Advanced Tip: After re-ranking, organize your chunks so the #1 most relevant chunk is first, and the #2 most relevant is last. This "brackets" the information for the LLM.
Summary and Key Takeaways
Precision is the difference between an AI that works and an AI that is trusted.
- Re-ranking provides a 10-20% boost in search accuracy by using deeper models.
- Query Expansion solves the problem of "Vague User Input."
- HYDE uses the LLM's imagination to find actual documents.
- Context Management: Be concise. Don't drown the LLM in "Noise."
In the next lesson, we will look at Building a RAG system with LangChain or LlamaIndex, exploring the frameworks that automate these advanced patterns.
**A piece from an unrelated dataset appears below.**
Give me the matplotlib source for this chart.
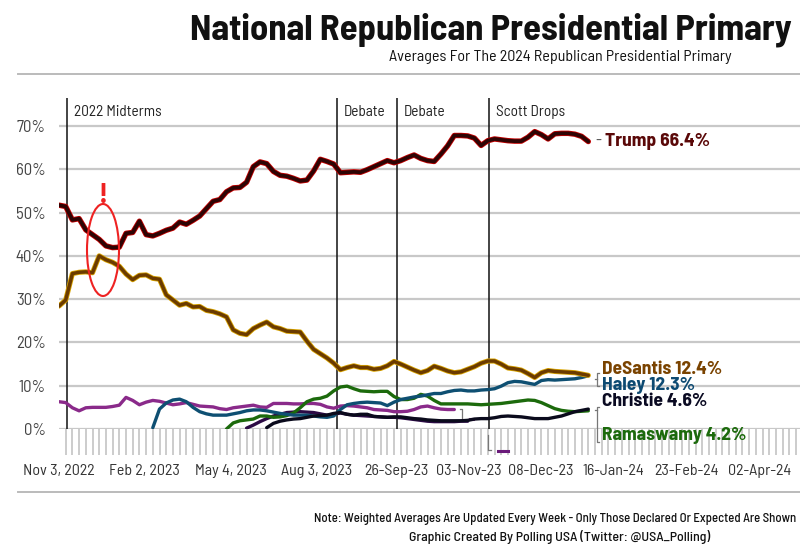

Exercise: Re-ranking Budget
- A Vector Search (Stage 1) costs $0.001.
- A Re-ranker (Stage 2) costs $0.01.
- LLM Tokens for 50 docs cost $0.50.
- LLM Tokens for 5 re-ranked docs cost $0.05.
Calculate the total cost of a query:
- Without Re-ranking (Stage 1 + 50 docs worth of tokens).
- With Re-ranking (Stage 1 + Stage 2 + 5 docs worth of tokens).